3906012 reads; of these: 3906012 (100.00%) were unpaired; of these: 11682 (0.30%) aligned 0 times 1138334 (29.14%) aligned exactly 1 time 2755996 (70.56%) aligned >1 times 99.70% overall alignment rate

If so, then you are ready to find your group members and continue with the group assignment. Please also, but please start with reflecting what these statistics mean and about the overall alignment rate. Hint, would it be natural to have almost 100% of the reads aligned from a metagenome?

Group assignment

In the GitHub classroom, there is an assignment that finalises this day-1 course.

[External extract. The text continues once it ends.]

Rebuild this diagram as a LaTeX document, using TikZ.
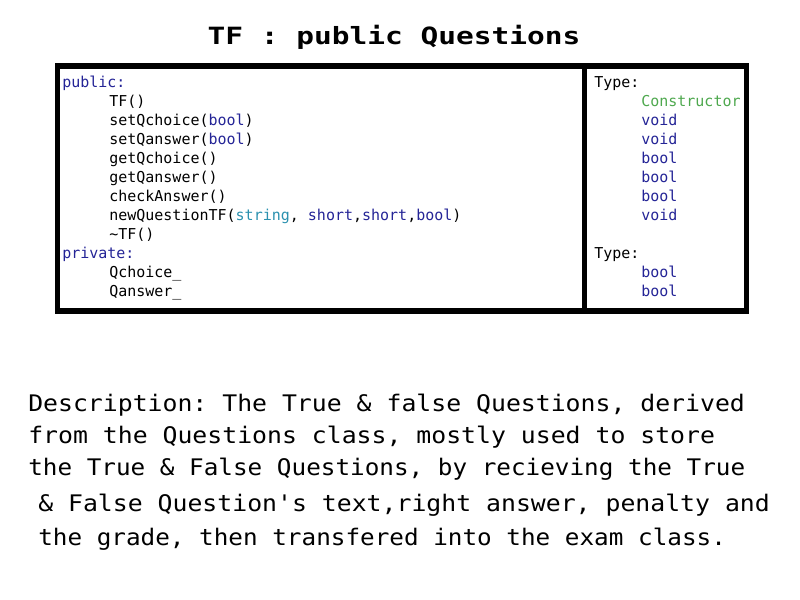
\documentclass[tikz,border=0pt]{standalone}
\usepackage{fontspec}
\usepackage{graphicx}
\setmonofont{DejaVu Sans Mono}
\definecolor{kw}{RGB}{36,36,150}
\definecolor{ty}{RGB}{43,145,175}
\definecolor{ctor}{RGB}{78,168,78}
\tikzset{
  code/.style={anchor=base west, inner sep=0pt, font=\ttfamily\fontsize{11.25pt}{13pt}\selectfont},
  desc/.style={anchor=base west, inner sep=0pt, font=\ttfamily\fontsize{18.6pt}{22pt}\selectfont},
  frame/.style={line width=3.8pt}
}
\begin{document}
\begin{tikzpicture}[x=0.75pt,y=-0.75pt]
\useasboundingbox (0,0) rectangle (800,600);
% title
\node[anchor=base, inner sep=0pt, font=\ttfamily\bfseries\fontsize{18.75pt}{22pt}\selectfont] (title) at (394,44) {\scalebox{1.18}[0.95]{TF : public Questions}};
% box
\draw[frame] (57.5,66) rectangle (746.5,311);
\coordinate (dtop) at (584.5,66);
\coordinate (dbot) at (584.5,311);
\draw[frame] (dtop) -- (dbot);
% left column
\node[code, text=kw] (pub) at (62,87) {public:};
\node[code] (m1) at (109,106) {TF()};
\node[code] (m2) at (109,125) {setQchoice(\textcolor{kw}{bool})};
\node[code] (m3) at (109,144) {setQanswer(\textcolor{kw}{bool})};
\node[code] (m4) at (109,163) {getQchoice()};
\node[code] (m5) at (109,182) {getQanswer()};
\node[code] (m6) at (109,201) {checkAnswer()};
\node[code] (m7) at (109,220) {newQuestionTF(\textcolor{ty}{string}, \textcolor{kw}{short},\textcolor{kw}{short},\textcolor{kw}{bool})};
\node[code] (m8) at (109,239) {\textasciitilde TF()};
\node[code, text=kw] (priv) at (62,258) {private:};
\node[code] (v1) at (109,277) {Qchoice\_};
\node[code] (v2) at (109,296) {Qanswer\_};
% right column
\node[code] (t0) at (594,87) {Type:};
\node[code, text=ctor] (t1) at (641,106) {Constructor};
\node[code, text=kw] (t2) at (641,125) {void};
\node[code, text=kw] (t3) at (641,144) {void};
\node[code, text=kw] (t4) at (641,163) {bool};
\node[code, text=kw] (t5) at (641,182) {bool};
\node[code, text=kw] (t6) at (641,201) {bool};
\node[code, text=kw] (t7) at (641,220) {void};
\node[code] (u0) at (594,258) {Type:};
\node[code, text=kw] (u1) at (641,277) {bool};
\node[code, text=kw] (u2) at (641,296) {bool};
% description
\node[desc] (d1) at (28,411.5) {\scalebox{1}[0.92]{Description: The True \& false Questions, derived}};
\node[desc] (d2) at (28,443) {\scalebox{1}[0.92]{from the Questions class, mostly used to store}};
\node[desc] (d3) at (28,475) {\scalebox{0.98}[0.92]{the True \& False Questions, by recieving the True}};
\node[desc] (d4) at (38,511.5) {\scalebox{1}[0.92]{\& False Question's text,right answer, penalty and}};
\node[desc] (d5) at (38,545) {\scalebox{0.98}[0.92]{the grade, then transfered into the exam class.}};
\end{tikzpicture}
\end{document}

Group assignment "mapping your data"

Now with the knowledge you have obtained in today's exercises please pair up in your groups and begin by

  1. draw an outline of a workflow for each step in which you plan to process the 6 samples from Prof. Brown. 1a. make a symbolic link to the remaining files using the command below
ln -s ~/course/data/shared/fastq/*fq.gz ~/course/wdir/mapping/
  1. for each step discuss with your group members which parameters to set and write down the arguments for selecting these.
  2. next make first a loop that removes duplicated sequences in your files
  3. then make a loop that one by one will loop over each dereplicated file and map each read to the provided database using --threads 5.
  4. write all commands in your GitHub repo by accepting the classroom assignment, with comments explaining what each step does. And push the changes to finalise the assignment.
  5. if time permits you could also add the read length extraction and even a plot perhaps?